While the destruction of such a meaningful, historic site dealt a further blow to London, the model’s stance suggests movement and action, and her suit is a defiant marker of traditional Britishness, designed to endure. It is as though the model herself is unable to stay facing the camera from the shock of realising that the ruins behind her are not some fashion studio or film set, but London’s current reality. Vogue’s belief in fashion’s symbolic value, as a manifestation of tenacious spirit in the face of adversity is underscored in the title, ‘Fashion is Indestructible’.  The model is a stand in for all the women looking at the image in the magazine, and, by extension, regarding similar scenes as they walk in their own neighbourhood.  The ruined buildings’ drama draws the eye to its textural excess and dissonance, but focus remains on the staunch tweed suit, and the model, turned from the camera to convey our collective shock at the bomb’s impact.
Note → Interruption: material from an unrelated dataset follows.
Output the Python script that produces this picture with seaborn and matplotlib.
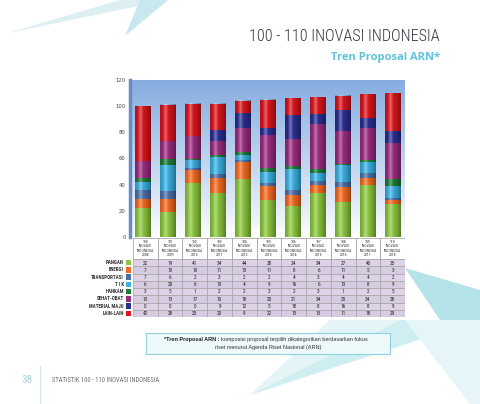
import numpy as np
import pandas as pd
import matplotlib
matplotlib.use("Agg")
import matplotlib.pyplot as plt
import matplotlib.transforms as mtransforms
from matplotlib.patches import Rectangle, Polygon
import seaborn as sns

# ---------------- data ----------------
years = ["2008", "2009", "2010", "2011", "2012", "2013", "2014", "2015", "2016", "2017", "2018"]
editions = ["100", "101", "102", "103", "104", "105", "106", "107", "108", "109", "110"]
categories = ["PANGAN", "ENERGI", "TRANSPORTASI", "T I K", "HANKAM", "SEHAT-OBAT", "MATERIAL MAJU", "LAIN-LAIN"]
pangan = [22, 19, 41, 34, 44, 28, 24, 34, 27, 40, 25]
energi = [7, 10, 10, 11, 13, 11, 8, 6, 11, 5, 3]
transportasi = [7, 6, 2, 3, 2, 2, 4, 3, 4, 4, 2]
tik = [6, 20, 6, 13, 4, 9, 16, 6, 13, 8, 9]
hankam = [3, 5, 1, 2, 2, 3, 2, 3, 1, 2, 5]
sehat_obat = [13, 13, 17, 10, 18, 25, 21, 34, 25, 24, 28]
material_maju = [0, 0, 0, 9, 12, 5, 18, 8, 16, 8, 9]
lain_lain = [42, 28, 25, 20, 9, 22, 13, 13, 11, 18, 29]
series = [pangan, energi, transportasi, tik, hankam, sehat_obat, material_maju, lain_lain]
yticks = [0, 20, 40, 60, 80, 100, 120]

colors = ["#8cc63f", "#f26a22", "#4b6fa8", "#3aafe0", "#1f7a36", "#9a2c80", "#2a2e90", "#d8151d"]

COND = ["Roboto Condensed", "DejaVu Sans"]

# ---------------- figure ----------------
W, H = 480, 404
fig = plt.figure(figsize=(W / 100, H / 100), dpi=100)
fig.patch.set_facecolor("white")
sns.set_style("white")


def fx(px):
    return px / W


def fy(py):
    return 1 - py / H


# decorative background shapes
bg = fig.add_axes([0, 0, 1, 1], zorder=-5)
bg.set_xlim(0, W)
bg.set_ylim(H, 0)
bg.axis("off")
bg.add_patch(Polygon([(8, 33), (168, 0), (120, 0)], closed=True, color="#dcf0f4", lw=0))
bg.add_patch(Polygon([(125, 36), (140, 0), (168, 0)], closed=True, color="#c8e8ef", lw=0))
bg.add_patch(Polygon([(405, 268), (480, 290), (480, 330), (440, 320)], closed=True, color="#b5e3ea", lw=0))
bg.add_patch(Polygon([(250, 395), (480, 320), (400, 320)], closed=True, color="#cfeef2", lw=0))
bg.add_patch(Polygon([(250, 395), (330, 320), (400, 320)], closed=True, color="#e3f5f7", lw=0))
bg.add_patch(Polygon([(405, 320), (480, 320), (480, 404), (470, 404)], closed=True, color="#e6f6f8", lw=0))

# footer
bg.text(27, 380, "38", fontsize=8, color="#a9d3dc", ha="center", va="center",
        family=COND, fontstretch="condensed")
bg.plot([40, 40], [366, 404], color="#cfe6ec", lw=0.8)
bg.text(52, 380, "STATISTIK 100 - 110 INOVASI INDONESIA", fontsize=4.7, color="#707070",
        ha="left", va="center", family=COND, fontstretch="condensed")

# titles
fig.text(fx(440), fy(41), "100 - 110 INOVASI INDONESIA", fontsize=11.6, color="#3b3140",
         ha="right", va="baseline", family=COND, fontstretch="condensed", fontweight="light")
fig.text(fx(440), fy(60), "Tren Proposal ARN*", fontsize=8, color="#5ec3da", fontweight="bold",
         ha="right", va="baseline", family=["Open Sans", "DejaVu Sans"])

# ---------------- main chart ----------------
ax = fig.add_axes([fx(130), fy(237), fx(405) - fx(130), fy(80) - fy(237)])

grad = np.linspace(0, 1, 256).reshape(-1, 1)
top_c = np.array(matplotlib.colors.to_rgb("#86ade0"))
bot_c = np.array([1.0, 1.0, 1.0])
wgt = (1 - grad[:, :, None]) ** 0.9
img = top_c[None, None, :] * wgt + bot_c[None, None, :] * (1 - wgt)
ax.imshow(img, extent=(-0.5, 10.5, 0, 120), aspect="auto", origin="upper", zorder=0)

cum = np.zeros(len(years))
cums = []
for s in series:
    cum = cum + np.array(s)
    cums.append(cum.copy())

bar_w = 0.64
for k in range(len(categories) - 1, -1, -1):
    d = pd.DataFrame({"year": years, "value": cums[k]})
    sns.barplot(data=d, x="year", y="value", order=years, color=colors[k], saturation=1,
                width=bar_w, ax=ax, zorder=2, edgecolor="none", linewidth=0)

# cylinder shading
xs = np.linspace(0, 1, 64)
dark = np.clip(np.abs(xs - 0.38) / 0.62, 0, 1) ** 1.6
light = np.clip(1 - np.abs(xs - 0.35) / 0.18, 0, 1)
shade = np.zeros((1, 64, 4))
shade[0, :, 3] = dark * 0.38
hl = np.zeros((1, 64, 4))
hl[0, :, :3] = 1.0
hl[0, :, 3] = light * 0.35
totals = cums[-1]
for i, t in enumerate(totals):
    ax.imshow(shade, extent=(i - bar_w / 2, i + bar_w / 2, 0, t), aspect="auto", zorder=3)
    ax.imshow(hl, extent=(i - bar_w / 2, i + bar_w / 2, 0, t), aspect="auto", zorder=3)

ax.set_xlim(-0.5, 10.5)
ax.set_ylim(0, 120)
ax.set_yticks(yticks)
ax.set_yticklabels([str(v) for v in yticks], fontsize=3.8, color="#444444")
ax.tick_params(axis="y", length=0, pad=3)
ax.set_xticks([])
ax.set_xlabel("")
ax.set_ylabel("")
for sp in ["top", "right", "bottom"]:
    ax.spines[sp].set_visible(False)
ax.spines["left"].set_color("#6a8cc4")
ax.spines["left"].set_linewidth(2.5)

# ---------------- table ----------------
tx0, tx1, ty0, ty1 = 133, 405, 238, 317
axt = fig.add_axes([fx(tx0), fy(ty1), fx(tx1) - fx(tx0), fy(ty0) - fy(ty1)])
hdr = 2.9
nrow = len(categories)
axt.set_xlim(-0.5, 10.5)
axt.set_ylim(hdr + nrow, 0)
axt.axis("off")
for i in range(len(years)):
    axt.add_patch(Rectangle((i - 0.5, 0), 1, hdr, facecolor="white", edgecolor="#9a9a9a", lw=0.5))
    axt.text(i, hdr / 2, f"{editions[i]}\nINOVASI\nINDONESIA\n{years[i]}", fontsize=2.8,
             ha="center", va="center", color="#333333", linespacing=1.15,
             family=COND, fontstretch="condensed")
    for r in range(nrow):
        axt.add_patch(Rectangle((i - 0.5, hdr + r), 1, 1, facecolor="#ddd2e6" if r % 2 == 0 else "#d6cbe0",
                                edgecolor="#9a9a9a", lw=0.4))
        axt.text(i, hdr + r + 0.55, str(series[r][i]), fontsize=3.8, ha="center", va="center",
                 color="#222222", family=COND, fontstretch="condensed")

blend = mtransforms.blended_transform_factory(fig.transFigure, axt.transData)
for r, name in enumerate(categories):
    fig.text(fx(124), hdr + r + 0.5, name, transform=blend, fontsize=3.6, ha="right", va="center",
             color="#333333", fontweight="bold", family=COND, fontstretch="condensed")
    fig.patches.append(Rectangle((fx(125.5), hdr + r + 0.12), fx(5), 0.75, transform=blend,
                                 facecolor=colors[r], edgecolor="none", figure=fig))

# ---------------- footnote box ----------------
bg.add_patch(Rectangle((146, 333), 244, 21, facecolor="#eef9fb", edgecolor="#8fd2e0", lw=0.8))
bg.text(219, 339.5, "*Tren Proposal ARN :", fontsize=4.0, fontweight="bold", color="#222222",
        ha="right", va="center", family=["Liberation Sans", "DejaVu Sans"])
bg.text(221, 339.5, "komposisi proposal terpilih dikategorikan berdasarkan fokus", fontsize=4.0,
        color="#333333", ha="left", va="center", family=["Liberation Sans", "DejaVu Sans"])
bg.text(268, 347.5, "riset menurut Agenda Riset Nasional (ARN)", fontsize=4.0,
        color="#333333", ha="center", va="center", family=["Liberation Sans", "DejaVu Sans"])

fig.savefig("out.png", dpi=100, facecolor="white")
Like many others, Beaton was only able to comprehend and describe such scenes through art historical references.  At one point he used the phrase ‘Breughelesque’ to convey the twisted horror of the streets. Vogue, however, maintained its focus on fashion’s power throughout, and asserted its strength, even as buildings were falling.

Written as the Board of Trade allotted 66 coupons for clothing in summer 1941, an editorial states that, yes, fashions may have to pause under austerity, in as much as changing trends and the extravagance attached to such constant shifts are not possible: ‘But fashion, or elegance, is indestructible, and will survive even margarine coupons, for it is that intangible quality of taste, that sense of discrimination and invention which has lived on through all the clangour and chaos of the world’s history … It is also the most positive photographic record of the tempo and aspirations of each epoch; a record or indictment, according to the times.’  Fashion as an idea therefore supersedes the crisis, and endures as a temporal and personal record and expression of wartime life.  The magazine also recognises its emotional significance, and the contrary impulses that government dictates concerning rationing and austerity measures might trigger.  The article further asserts that such sumptuary legislation has created ‘a violent psychological stimulus’ by making fashion forbidden fruit, and therefore, will, perversely, encourage further innovation as women search for ways to maintain fashion and beauty.

Vogue, as an institution embodied this stubborn attitude. As seen in Lee Miller’s photographs of Vogue’s building which was itself later bombed, the seemingly handwritten script again refuses to accept the consequences implied by such devastation. Once again, fashion continues amongst the rubble.

Sources:

Cecil Beaton, ‘Time of War: Reflections on the Coming Months of Victory Vigil,’ Vogue, October 1940

Cecil Beaton, Cecil Beaton Diaries: 1939-44 The Years Between (Liverpool: C.Tinling & Co, 1965)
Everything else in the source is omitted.